The recommended way to install ReportLab is using PyPI
To create tables and figures, we will also need Pandas and Matplotlib:
We will use the Platypus layout engine to do most of the work of laying out our PDF.
Platypus stands for “Page Layout and Typography Using Scripts”. It is a high level page layout library which lets you programmatically create complex documents with a minimum of effort.
If you want to use ReportLab without Platypus, you will need to manually position your content. This may be appropriate in some use cases but, in the majority of cases, using Platypus will make your life easier.
The first thing you will want to do is create some frames.
A frame is a region of a page that can contain flowing text or graphics
Frames are used to decide how much content can fit on each page. I have created two frames, one for portrait pages and one for landscape:
The first and second arguments of the Frame class are the x and y coordinates of the lower left corner of the frame. These are followed by the width and height of the frame, information which can be obtained from the page size object (A4). Finally, the padding in each direction can be specified. I have set the padding to be the same in both frames, but this doesn’t always need to be the case.

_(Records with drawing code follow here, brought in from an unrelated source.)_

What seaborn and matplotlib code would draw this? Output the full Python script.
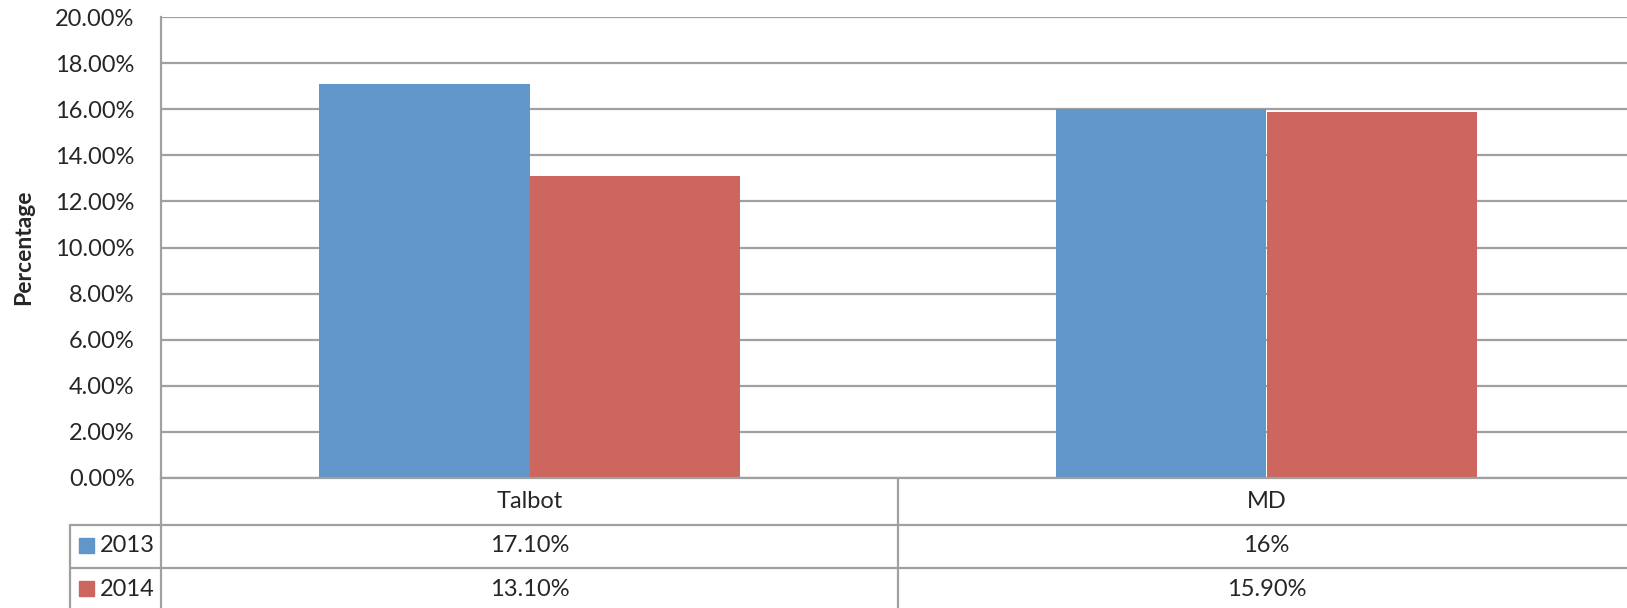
import pandas as pd
import matplotlib.pyplot as plt
import seaborn as sns
from matplotlib.lines import Line2D
from matplotlib.patches import Rectangle
from matplotlib.ticker import PercentFormatter, MultipleLocator
import matplotlib.transforms as mtransforms

# data
categories = ['Talbot', 'MD']
years = ['2013', '2014']
values_2013 = [0.171, 0.16]
values_2014 = [0.131, 0.159]
table_2013 = ['17.10%', '16%']
table_2014 = ['13.10%', '15.90%']

colors = {'2013': '#6096C9', '2014': '#CD665F'}
grid_col = '#A0A0A0'

df = pd.DataFrame({
    'Area': categories * 2,
    'Year': [years[0]] * len(categories) + [years[1]] * len(categories),
    'Value': values_2013 + values_2014,
})

sns.set_style('white')
plt.rcParams['font.family'] = ['Lato', 'DejaVu Sans']
fs = 17

W, H = 1627, 608
fig = plt.figure(figsize=(W / 100, H / 100), dpi=100)
ax = fig.add_axes([161 / W, 1 - 478 / H, 1474 / W, 461 / H])

sns.barplot(data=df, x='Area', y='Value', hue='Year', palette=colors,
            width=0.57, linewidth=0, saturation=1, ax=ax, legend=False)

ax.set_xlim(-0.5, 1.5)
ax.set_ylim(0, 0.2)
ax.yaxis.set_major_locator(MultipleLocator(0.02))
ax.yaxis.set_major_formatter(PercentFormatter(xmax=1, decimals=2))
ax.set_axisbelow(True)
ax.yaxis.grid(True, color=grid_col, lw=1.6)
ax.set_xticks([])
ax.set_xlabel('')
ax.set_ylabel('Percentage', fontsize=16.5, fontweight='bold', labelpad=15)
ax.tick_params(axis='y', length=0, pad=19, labelsize=fs)
for s in ['top', 'right']:
    ax.spines[s].set_visible(False)
for s in ['left', 'bottom']:
    ax.spines[s].set_color(grid_col)
    ax.spines[s].set_linewidth(1.6)

# data table below the chart
def fy(px):
    return 1 - px / H

def hline(x0, x1, y):
    fig.add_artist(Line2D([x0 / W, x1 / W], [fy(y), fy(y)], color=grid_col, lw=1.6,
                          transform=fig.transFigure))

def vline(x, y0, y1):
    fig.add_artist(Line2D([x / W, x / W], [fy(y0), fy(y1)], color=grid_col, lw=1.6,
                          transform=fig.transFigure))

hline(70, W, 525)
hline(70, W, 568)
vline(70, 525, H)
vline(161, 478, H)
vline(898, 478, H)

trans = mtransforms.blended_transform_factory(ax.transData, fig.transFigure)
for i, cat in enumerate(categories):
    fig.text(i, fy(501), cat, transform=trans, ha='center', va='center', fontsize=fs)
    fig.text(i, fy(546), table_2013[i], transform=trans, ha='center', va='center', fontsize=fs)
    fig.text(i, fy(589), table_2014[i], transform=trans, ha='center', va='center', fontsize=fs)

for yr, yc in zip(years, [546, 589]):
    fig.add_artist(Rectangle((79 / W, fy(yc + 7)), 15 / W, 15 / H, color=colors[yr],
                             transform=fig.transFigure))
    fig.text(100 / W, fy(yc), yr, ha='left', va='center', fontsize=fs)

fig.savefig('out.png', dpi=100)
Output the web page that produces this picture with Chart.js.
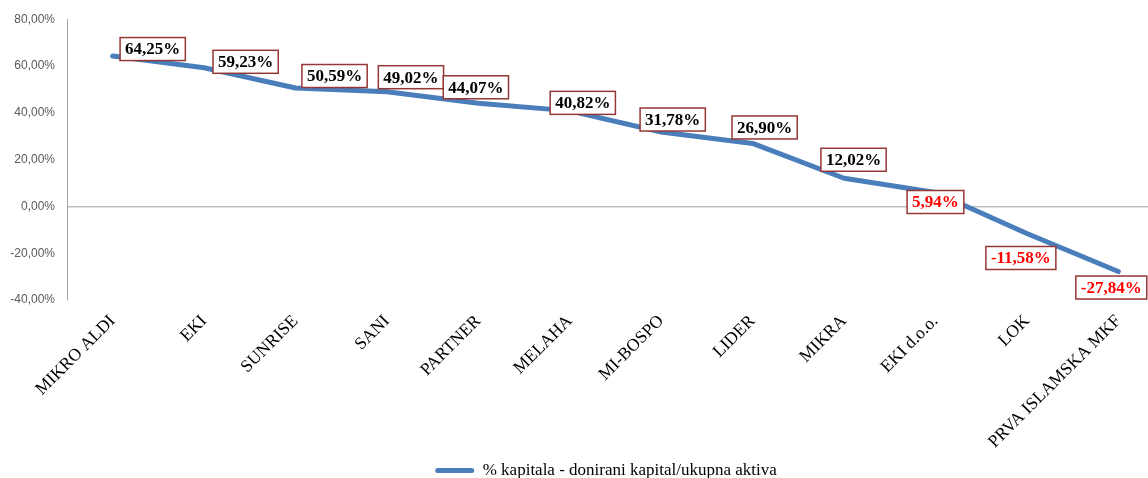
<!DOCTYPE html>
<html><head><meta charset="utf-8">
<script src="https://cdn.jsdelivr.net/npm/chart.js@4"></script>
<style>
html,body{margin:0;padding:0;background:#fff;overflow:hidden;width:1148px;height:478px}
#wrap{width:1164px;height:478px;position:relative}
canvas{display:block}
</style></head>
<body><div id="wrap"><canvas id="c" width="1164" height="478"></canvas></div>
<script>
const categories = ['MIKRO ALDI','EKI','SUNRISE','SANI','PARTNER','MELAHA','MI-BOSPO','LIDER','MIKRA','EKI d.o.o.','LOK','PRVA ISLAMSKA MKF'];
const values = [64.25,59.23,50.59,49.02,44.07,40.82,31.78,26.90,12.02,5.94,-11.58,-27.84];
const yMin = -40, yMax = 80, yStep = 20;
const seriesName = '% kapitala - donirani kapital/ukupna aktiva';

function fmt(v){ return v.toFixed(2).replace('.', ',') + '%'; }

const boxLabels = {
  id: 'boxLabels',
  afterDatasetsDraw(chart, args, opts) {
    const ctx = chart.ctx;
    const meta = chart.getDatasetMeta(0);
    ctx.save();
    ctx.font = 'bold 17px "Liberation Serif", "Times New Roman", serif';
    ctx.textAlign = 'center';
    ctx.textBaseline = 'middle';
    meta.data.forEach((pt, i) => {
      const v = chart.data.datasets[0].data[i];
      const off = opts.offsets[i] || [0, -15];
      const cx = pt.x + off[0], cy = pt.y + off[1];
      const txt = fmt(v);
      const w = ctx.measureText(txt).width + 10, h = 23;
      ctx.fillStyle = '#ffffff';
      ctx.fillRect(cx - w/2, cy - h/2, w, h);
      ctx.lineWidth = 1.5;
      ctx.strokeStyle = '#953735';
      ctx.strokeRect(cx - w/2, cy - h/2, w, h);
      ctx.fillStyle = opts.red.includes(i) ? '#FF0000' : '#000000';
      ctx.fillText(txt, cx, cy + 1);
    });
    ctx.restore();
  }
};

const shiftLegend = {
  id: 'shiftLegend',
  afterLayout(chart) {
    const l = chart.legend;
    l.left += 48;
    l.top += 11; l.bottom += 11;
    const x = chart.scales.x;
    x.bottom += 30; x.height += 30;
  }
};

new Chart(document.getElementById('c'), {
  type: 'line',
  data: {
    labels: categories,
    datasets: [{
      label: seriesName,
      data: values,
      borderColor: '#4A7EBB',
      backgroundColor: '#4A7EBB',
      borderWidth: 5,
      pointRadius: 0,
      pointHoverRadius: 0,
      tension: 0,
      borderCapStyle: 'round',
      borderJoinStyle: 'round',
      fill: false
    }]
  },
  options: {
    responsive: false,
    animation: false,
    devicePixelRatio: 1,
    layout: { padding: { top: 19, left: 0, right: 0, bottom: 0 } },
    plugins: {
      tooltip: { enabled: false },
      boxLabels: {
        offsets: [[40,-7],[41.5,-6],[39,-12],[24,-14.5],[-2.5,-16],[13,-8],[11.5,-12.5],[12,-16],[9.5,-18.5],[0,9.5],[-6,24.5],[-7,16]],
        red: [9,10,11]
      },
      legend: {
        position: 'bottom',
        labels: {
          boxWidth: 39,
          boxHeight: 5,
          padding: 10,
          color: '#000000',
          font: { family: '"Liberation Serif", "Times New Roman", serif', size: 17 },
          generateLabels(chart) {
            const items = Chart.defaults.plugins.legend.labels.generateLabels(chart);
            items.forEach(it => { it.lineWidth = 0; it.borderRadius = 2.5; it.fillStyle = '#4A7EBB'; });
            return items;
          }
        }
      }
    },
    scales: {
      x: {
        type: 'category',
        offset: true,
        grid: { display: false, drawTicks: false },
        border: { display: false },
        ticks: {
          autoSkip: false,
          minRotation: 45,
          maxRotation: 45,
          padding: 11,
          color: '#000000',
          font: { family: '"Liberation Serif", "Times New Roman", serif', size: 17.5 }
        },
        afterFit(scale) { scale.height = 141; }
      },
      y: {
        min: yMin,
        max: yMax,
        ticks: {
          stepSize: yStep,
          padding: 12,
          color: '#595959',
          font: { family: '"Liberation Sans", Arial, sans-serif', size: 12 },
          callback: (v) => fmt(v)
        },
        grid: {
          drawTicks: false,
          color: (c) => (c.tick && c.tick.value === 0) ? '#BFBFBF' : 'rgba(0,0,0,0)',
          lineWidth: 1.5
        },
        border: { display: true, color: '#A6A6A6', width: 1 },
        afterFit(scale) { scale.width = 67; }
      }
    }
  },
  plugins: [boxLabels, shiftLegend]
});
</script>
</body></html>
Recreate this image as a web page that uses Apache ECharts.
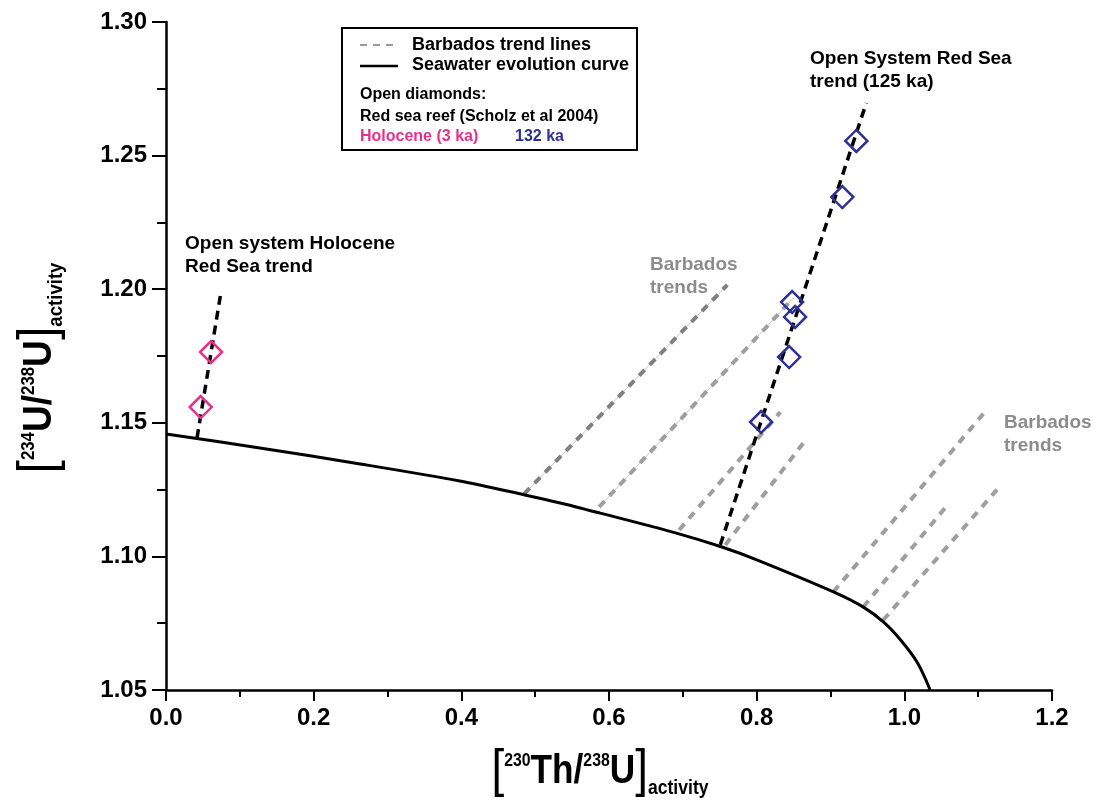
<!DOCTYPE html>
<html>
<head>
<meta charset="utf-8">
<style>
  html, body { margin: 0; padding: 0; background: #fff; }
  #chart { width: 1098px; height: 808px; }
</style>
<script src="https://cdn.jsdelivr.net/npm/echarts@6/dist/echarts.min.js"></script>
</head>
<body>
<div id="chart"></div>
<script>
// seawater evolution curve
const curveX = [0, 0.127, 0.263, 0.398, 0.486, 0.534, 0.588, 0.690, 0.753, 0.801, 0.904, 0.944, 0.972, 0.995, 1.018, 1.035];
const curveY = [1.1458, 1.1406, 1.1346, 1.1282, 1.1230, 1.1200, 1.1162, 1.1088, 1.1035, 1.0986, 1.0867, 1.0811, 1.0754, 1.0687, 1.0601, 1.050];

// Red Sea reef diamonds
const holoX = [0.047, 0.061];
const holoY = [1.1559, 1.1765];
const redX = [0.935, 0.916, 0.848, 0.852, 0.844, 0.806];
const redY = [1.2555, 1.2345, 1.1952, 1.1896, 1.1746, 1.1503];

// open system trends (start, end)
const holoTrendX = [0.042, 0.0745];
const holoTrendY = [1.1443, 1.199];
const redTrendX = [0.7507, 0.9485];
const redTrendY = [1.1043, 1.2697];

// Barbados trend lines (start on curve, end)
const barbX0 = [0.4851, 0.5867, 0.6951, 0.7575, 0.9038, 0.9444, 0.9715];
const barbY0 = [1.1234, 1.1185, 1.1099, 1.1043, 1.0867, 1.0811, 1.0762];
const barbX1 = [0.7602, 0.8496, 0.832, 0.8631, 1.1125, 1.0583, 1.1287];
const barbY1 = [1.2016, 1.1967, 1.154, 1.1424, 1.1552, 1.1192, 1.126];
const barbThin = [true, true, false, false, false, false, false];

const zip = (xs, ys) => xs.map((x, i) => [x, ys[i]]);

const chart = echarts.init(document.getElementById('chart'));

const FONT = '"Liberation Sans", Arial, sans-serif';
const PINK = '#e8308a';
const BLUE = '#2e3192';

let series = [];

// Barbados trends
barbX0.forEach((x0, i) => {
  let pts = [[x0, barbY0[i]], [barbX1[i], barbY1[i]]];
  if (barbThin[i]) {
    series.push({
      type: 'line', data: pts, symbol: 'none', z: 1, silent: true,
      lineStyle: { color: '#c8c8c8', width: 1 }
    });
  }
  series.push({
    type: 'line', data: pts, symbol: 'none', z: 2, silent: true,
    lineStyle: { color: i === 0 ? '#808080' : '#9e9e9e', width: 4, type: [8, 7] }
  });
});

// seawater curve
series.push({
  type: 'line', data: zip(curveX, curveY), symbol: 'none', smooth: 0.3, z: 3,
  lineStyle: { color: '#000', width: 3 }
});

// open system trends
[[holoTrendX, holoTrendY], [redTrendX, redTrendY]].forEach(t => {
  series.push({
    type: 'line', data: zip(t[0], t[1]), symbol: 'none', z: 4,
    lineStyle: { color: '#000', width: 3.5, type: [9, 6] }
  });
});

// diamonds
[[holoX, holoY, PINK], [redX, redY, BLUE]].forEach(d => {
  series.push({
    type: 'scatter', data: zip(d[0], d[1]), symbol: 'diamond', symbolSize: 22, z: 5,
    itemStyle: { color: 'rgba(0,0,0,0)', borderColor: d[2], borderWidth: 2.5, opacity: 1 }
  });
});

const titleRich = {
  b: { fontFamily: FONT, fontSize: 52, fontWeight: 'normal', color: '#000' },
  sup: { fontFamily: FONT, fontSize: 18, fontWeight: 'bold', color: '#000', verticalAlign: 'top', padding: [6, 0, 0, 0] },
  m: { fontFamily: FONT, fontSize: 40, fontWeight: 'bold', color: '#000' },
  sub: { fontFamily: FONT, fontSize: 20, fontWeight: 'bold', color: '#000', verticalAlign: 'bottom' }
};

function label(x, y, text, color, size) {
  return {
    type: 'text', left: x, top: y, silent: true,
    style: { text: text, fill: color || '#000', font: 'bold ' + (size || 19) + 'px ' + FONT, lineHeight: 23 }
  };
}

const option = {
  animation: false,
  backgroundColor: '#fff',
  grid: { left: 166, right: 46, top: 22, bottom: 118, containLabel: false },
  xAxis: {
    type: 'value', min: 0, max: 1.2, interval: 0.2,
    axisLine: { lineStyle: { color: '#000', width: 2.5 } },
    axisTick: { length: 11, lineStyle: { color: '#000', width: 2 } },
    minorTick: { show: true, splitNumber: 2, length: 7, lineStyle: { color: '#000', width: 2 } },
    splitLine: { show: false },
    axisLabel: { formatter: v => v.toFixed(1), color: '#000', fontFamily: FONT, fontWeight: 'bold', fontSize: 24, margin: 16 }
  },
  yAxis: {
    type: 'value', min: 1.05, max: 1.30, interval: 0.05,
    axisLine: { show: true, lineStyle: { color: '#000', width: 2.5 } },
    axisTick: { show: true, length: 14, lineStyle: { color: '#000', width: 2 } },
    minorTick: { show: true, splitNumber: 2, length: 9, lineStyle: { color: '#000', width: 2 } },
    splitLine: { show: false },
    axisLabel: { formatter: v => v.toFixed(2), color: '#000', fontFamily: FONT, fontWeight: 'bold', fontSize: 24, margin: 19 }
  },
  graphic: [
    // axis titles (squeezed to look like the narrow face of the original)
    {
      type: 'text', x: 600, y: 772, scaleX: 0.88, silent: true,
      style: { text: '{b|[}{sup|230}{m|Th/}{sup|238}{m|U}{b|]}{sub|activity}', rich: titleRich, align: 'center', verticalAlign: 'middle' }
    },
    {
      type: 'text', x: 40, y: 368, rotation: Math.PI / 2, scaleX: 0.93, silent: true,
      style: { text: '{b|[}{sup|234}{m|U/}{sup|238}{m|U}{b|]}{sub|activity}', rich: titleRich, align: 'center', verticalAlign: 'middle' }
    },
    // legend box
    {
      type: 'rect', shape: { x: 342, y: 28, width: 295, height: 122 }, silent: true,
      style: { fill: '#fff', stroke: '#000', lineWidth: 2 }, z: 10
    },
    { type: 'line', shape: { x1: 360, y1: 45, x2: 398, y2: 45 }, z: 11, silent: true,
      style: { stroke: '#999', lineWidth: 2, lineDash: [7, 6] } },
    { type: 'line', shape: { x1: 360, y1: 66, x2: 398, y2: 66 }, z: 11, silent: true,
      style: { stroke: '#000', lineWidth: 2.5 } },
    Object.assign(label(412, 34, 'Barbados trend lines', '#000', 18), { z: 11 }),
    Object.assign(label(412, 54, 'Seawater evolution curve', '#000', 18), { z: 11 }),
    Object.assign(label(360, 83, 'Open diamonds:', '#000', 16), { z: 11 }),
    Object.assign(label(360, 105, 'Red sea reef (Scholz et al 2004)', '#000', 16), { z: 11 }),
    Object.assign(label(360, 125, 'Holocene (3 ka)', PINK, 16), { z: 11 }),
    Object.assign(label(515, 125, '132 ka', BLUE, 16), { z: 11 }),
    // annotations
    label(185, 232, 'Open system Holocene\nRed Sea trend'),
    label(650, 253, 'Barbados\ntrends', '#8c8c8c'),
    label(810, 47, 'Open System Red Sea\ntrend (125 ka)'),
    label(1004, 411, 'Barbados\ntrends', '#8c8c8c')
  ],
  series: series
};

chart.setOption(option);
</script>
</body>
</html>
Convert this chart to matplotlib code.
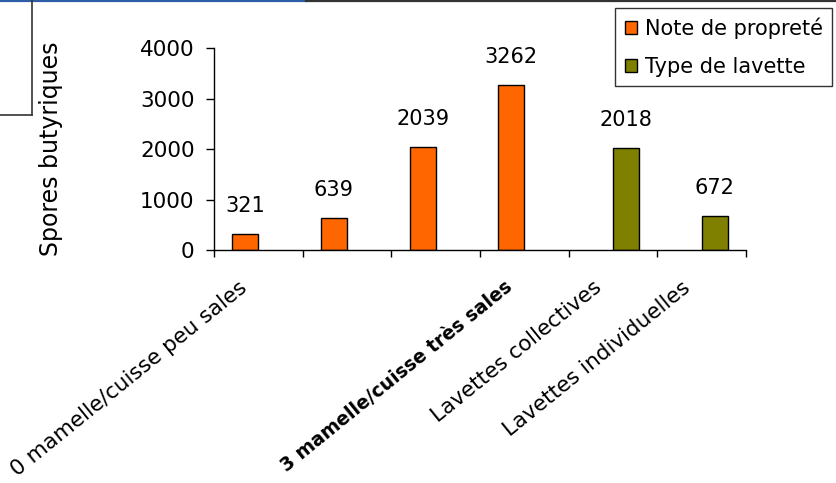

Next, create a function that will be called (calling a function runs the block of code it contains) on each page. This can be used to add logos and page numbers, for example. Notice that the location of the page number and image need to be manually specified and that they don’t sit within a frame. I have created two versions of the function, one for each page size, as I wasn’t able to work out how to get the current page size within the function. The landscape function conveniently converts the A4 page size to be landscape.
This function can be combined with frames to create page templates.
A page template can contain one or more frames
It is important to specify an ID for each of these page templates as this will be used later to switch between them. Notice that different onPage functions are used in each template, as mentioned above. A single frame, created above, is used to create each template.
These page templates can be combined into a document template, which also specifies the name of the file to create. You can only have one document template per document as this is the top-level container. The best way to think about it is that there is always a single document template, which can contain one or more page templates, each of which can contain one or more frames.
Defining conversion functions
To be able to insert Matplotlib figures and Pandas DataFrames into reports, they’ll need to be converted into ReportLab Images and Tables. To convert figures in memory, I’m using the io library and creating a binary stream. I then save the figure as a PNG to this binary stream and seek to the beginning of the stream. You could also store save them as vector graphics (SVG), however ReportLab is not able to handle these out of the box and you will need to use Svglib .
The ReportLab Image class requires the image size in pixels. Matplotlib figures have a get_size_inches method and the output of this can be easily converted to pixels using the inch object from ReportLab. Depending on the figure, it may be necessary to call tight_layout before converting it to an Image. You could also save these images to disk and then load them again, but I personally think it’s simpler and easier to do everything in memory. It also avoids having to deal with file names and potential write permission issues.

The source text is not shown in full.